--- START Data extract ---

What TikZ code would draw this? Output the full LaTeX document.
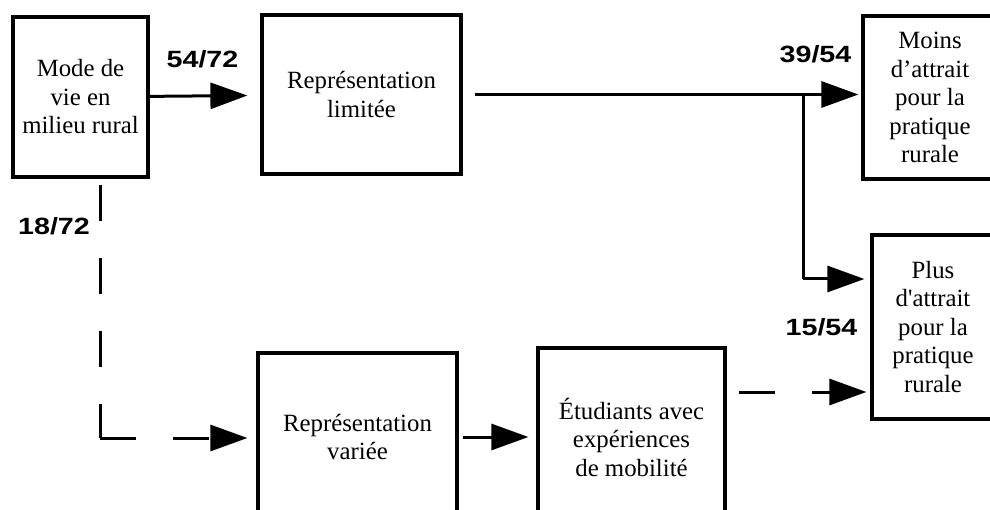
\documentclass[tikz,border=0pt]{standalone}
\usepackage{fontspec}
\setmainfont{Liberation Serif}
\newfontfamily\aposfont{Liberation Serif}
\newfontfamily\labfont[FakeStretch=1.22,UprightFont=* Bold]{Liberation Sans}
\usetikzlibrary{arrows.meta}
\begin{document}
\begin{tikzpicture}[x=1pt,y=-1pt,
  box/.style={draw, line width=3.2pt, align=center, inner sep=0pt,
    font=\fontsize{24.8}{28.5}\selectfont},
  conn/.style={line width=3pt},
  arr/.style={conn, -{Triangle[length=37pt,width=26pt]}},
  dsh/.style={dash pattern=on 36pt off 37pt},
  lab/.style={font=\labfont\fontsize{23.5}{25}\selectfont, anchor=base, inner sep=0pt}]
\clip (0,0) rectangle (990,510);
\fill[white] (0,0) rectangle (990,510);
% boxes
\node[box, minimum width=135pt, minimum height=160pt] (mode) at (80.5,97) {Mode de\\vie en\\milieu rural};
\node[box, minimum width=199pt, minimum height=159pt] (lim) at (361.5,94.5) {Représentation\\limitée};
\node[box, minimum width=134pt, minimum height=163pt] (moins) at (930,97.5) {Moins\\d’attrait\\pour la\\pratique\\rurale};
\node[box, minimum width=122pt, minimum height=184pt] (plus) at (933,327) {Plus\\d{\aposfont '}attrait\\pour la\\pratique\\rurale};
\node[box, minimum width=199pt, minimum height=168pt] (var) at (357.5,437) {Représentation\\variée};
\node[box, minimum width=187pt, minimum height=178pt] (etud) at (631.5,437) {Étudiants avec\\expériences\\de mobilité};
% connectors
\draw[arr, shorten >=13pt] (mode) -- (lim);
\draw[arr, shorten <=12pt, shorten >=3pt] (lim) -- (moins.west |- lim);
\coordinate (split) at (803,94.5);
\coordinate (pin1) at ([yshift=48pt]plus.west);
\draw[conn] (split) -- (split |- pin1);
\draw[arr, shorten >=6pt] (split |- pin1) -- (pin1);
\coordinate (c1) at (100,185);
\coordinate (c2) at (100,438);
\draw[conn, dsh] (c1) -- (c2);
\draw[arr, dsh, shorten >=9pt] (c2) -- (var.west |- c2);
\draw[arr, shorten <=4pt, shorten >=8pt] (var) -- (etud);
\coordinate (pin2) at ([yshift=-65pt]plus.west);
\draw[arr, dsh, shorten <=12pt, shorten >=4pt] (etud.east |- pin2) -- (pin2);
% labels
\node[lab] (l1) at (202.5,68) {54/72};
\node[lab] (l2) at (815.5,63) {39/54};
\node[lab] (l3) at (54,235) {18/72};
\node[lab] (l4) at (821.5,335) {15/54};
\end{tikzpicture}
\end{document}
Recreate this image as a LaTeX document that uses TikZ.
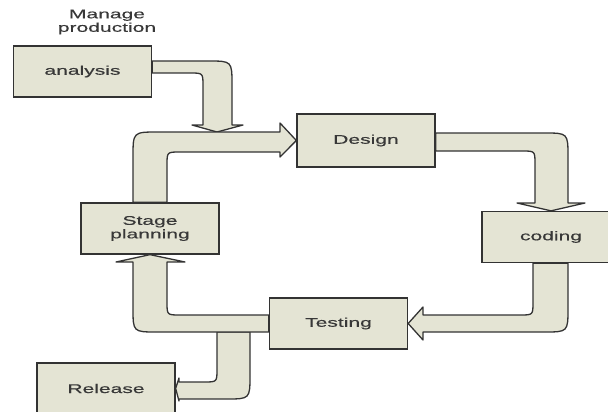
\documentclass[tikz,border=0pt]{standalone}
\usepackage{fontspec}
\usepackage{tikz}
\usetikzlibrary{positioning,calc}
\newfontfamily\diagfont[FakeStretch=1.67,FakeBold=0.4]{Liberation Sans}
\definecolor{box-fill}{HTML}{E4E4D4}
\definecolor{box-edge}{HTML}{333333}
\definecolor{box-text}{HTML}{383838}

\begin{document}
\begin{tikzpicture}[x=1pt, y=-1pt,
    box/.style={draw=box-edge, fill=box-fill, line width=1.3pt, minimum width=138pt,
        minimum height=51pt, inner sep=0pt, align=center, text=box-text,
        font={\diagfont\fontsize{12.6}{13.5}\selectfont}},
    band/.style={draw=box-edge, fill=box-fill, line width=1.3pt, line join=round}]
    \useasboundingbox (0,0) rectangle (608,412);

    \node[text=box-text, align=center, font={\diagfont\fontsize{12.6}{13.5}\selectfont}] (manage) at (107,22) {Manage\\production};
    \node[box] (analysis) at (82.5,71.5) {analysis};
    \node[box, minimum height=53pt] (design) at (366,140.5) {Design};
    \node[box] (coding) at (551,237) {coding};
    \node[box] (planning) at (150,228.5) {Stage\\planning};
    \node[box] (testing) at (338.5,323.5) {Testing};
    \node[box] (release) at (106,388.5) {Release};

    % analysis -> design band
    \draw[band] ([yshift=10.5pt]analysis.east) -- (208,61) .. controls (232,61) .. (232,85) -- (232,125)
        -- (243,125) -- (217,132) -- (192,125) -- (203,125) -- (203,86) .. controls (203,73) .. (190,73)
        -- ([yshift=-1.5pt]analysis.east) -- cycle;

    % planning -> design
    \draw[band] ([xshift=-17pt]planning.north) -- (133,157) .. controls (133,132) .. (158,132) -- (280,132)
        -- (280,123) -- (design.west) -- (280,157) -- (280,152) -- (180,152) .. controls (167,152) .. (167,165)
        -- ([xshift=17pt]planning.north) -- cycle;

    % design -> coding
    \draw[band] ([yshift=7.5pt]design.east) -- (544,133) .. controls (568,133) .. (568,157) -- (568,203)
        -- (585,203) -- (coding.north) -- (517,203) -- (535,203) -- (535,164) .. controls (535,151) .. (522,151)
        -- ([yshift=-10.5pt]design.east) -- cycle;

    % coding -> testing
    \draw[band] ([xshift=17pt]coding.south) -- (568,308) .. controls (568,332) .. (544,332) -- (423,332)
        -- (423,340) -- (testing.east) -- (423,307) -- (423,315) -- (520,315) .. controls (533,315) .. (533,302)
        -- ([xshift=-18pt]coding.south) -- cycle;

    % testing -> release, under the return band
    \coordinate (split) at (233.5,332);
    \draw[band] ([xshift=16.5pt]split) -- (250,375) .. controls (250,399) .. (226,399) -- (179,399)
        -- (179,401) -- (release.east) -- (179,378) -- (179,382) -- (204,382) .. controls (217,382) .. (217,369)
        -- ([xshift=-16.5pt]split) -- cycle;

    % testing -> planning
    \draw[band] ([yshift=8.5pt]testing.west) -- (180,315) .. controls (167,315) .. (167,302) -- (167,262)
        -- (185,262) -- (planning.south) -- (116,262) -- (133,262) -- (133,308) .. controls (133,332) .. (157,332)
        -- ([yshift=-8.5pt]testing.west) -- cycle;

\end{tikzpicture}
\end{document}
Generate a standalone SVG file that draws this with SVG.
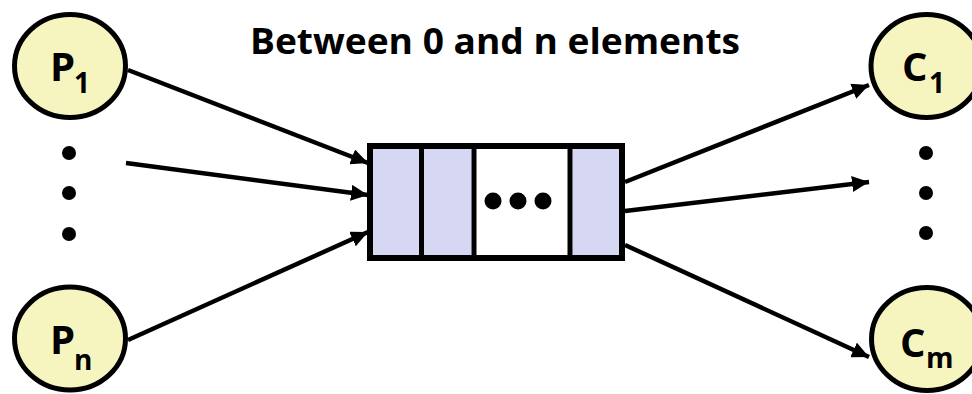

--- END Data extract ---

What to do:
Gather up the lines containing the word "this" from these records and copy them.

Full output:
What TikZ code would draw this? Output the full LaTeX document.
Recreate this image as a LaTeX document that uses TikZ.
Generate a standalone SVG file that draws this with SVG.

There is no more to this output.